Firefly Aerospace’s Blue Ghost Mission 1 team has been selected to receive the 2025 Robert J. Collier Trophy, one of the most prestigious honors in US aerospace, for completing what the National Aeronautic Association (NAA) called the first fully successful commercial lunar landing and operating multiple NASA payloads on the Moon. The NAA announced the award on March 18, 2026, and said the formal presentation will take place in Washington in June.
The Collier Trophy has been awarded annually since 1911 for the greatest achievement in aeronautics or astronautics in America, based on improving the performance, efficiency and safety of air or space vehicles, with the value demonstrated by actual use during the preceding year. Past recipients include Orville Wright, the Apollo 11 crew, the Cessna Citation, the Gulfstream G650, and the James Webb Space Telescope team.
Firefly’s Blue Ghost Mission 1 landed in Mare Crisium on March 2, 2025, carrying NASA science and technology payloads under the agency’s Commercial Lunar Payload Services program. NASA said the lander touched down near Mons Latreille within Mare Crisium at 3:34 a.m. EST and delivered a suite of experiments to support lunar science and future exploration.

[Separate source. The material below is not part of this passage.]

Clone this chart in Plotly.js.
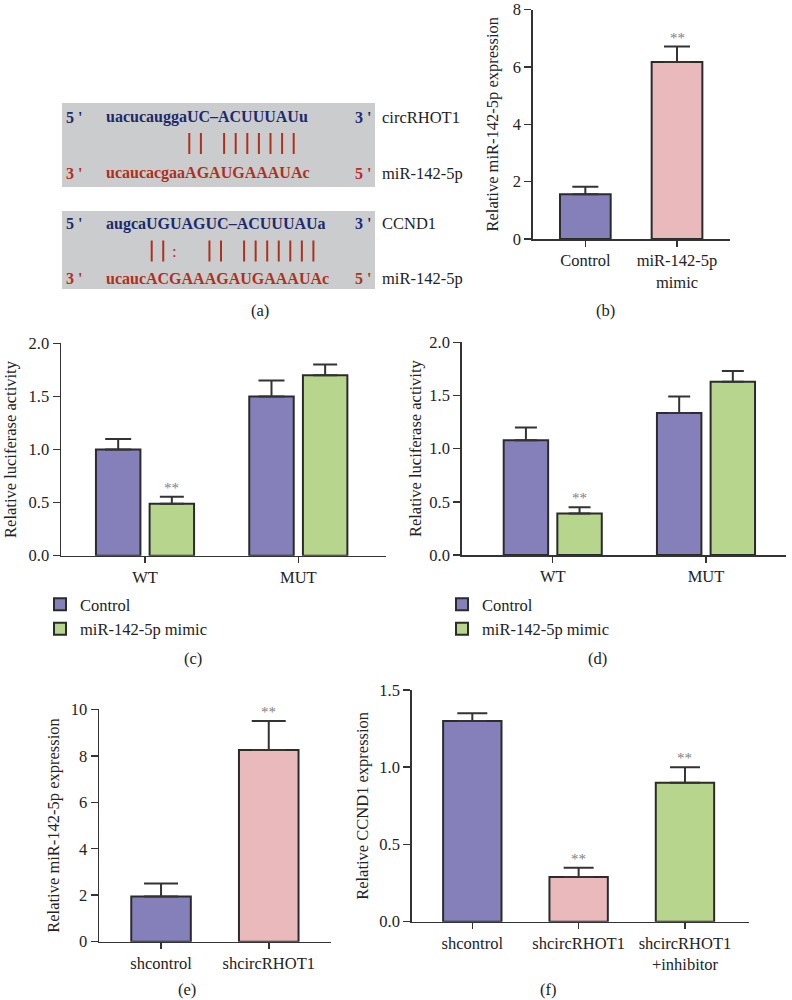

In announcing the trophy, the NAA said Blue Ghost Mission 1 earned the honor for completing a successful commercial lunar landing and operating several NASA payloads, calling the mission a major step forward in the economics and accessibility of cislunar space. NAA Board Chair Jim Albaugh said the mission showed the commercial sector is ready to play a leading role in the return to the Moon.
Firefly said Blue Ghost Mission 1 carried payloads designed to support lunar research and technology demonstrations, including investigations involving regolith sample collection, radiation-tolerant computing, navigation capabilities and lunar dust mitigation. After landing, the company said it met 100% of its mission objectives, completed more than 14 days of surface operations and continued operating for several hours into the lunar night before communications ended.
Blue Ghost was the first private mission to claim a fully successful soft landing and surface operation, in contrast with earlier commercial missions that reached the Moon but suffered hard landings or shorter operational lives.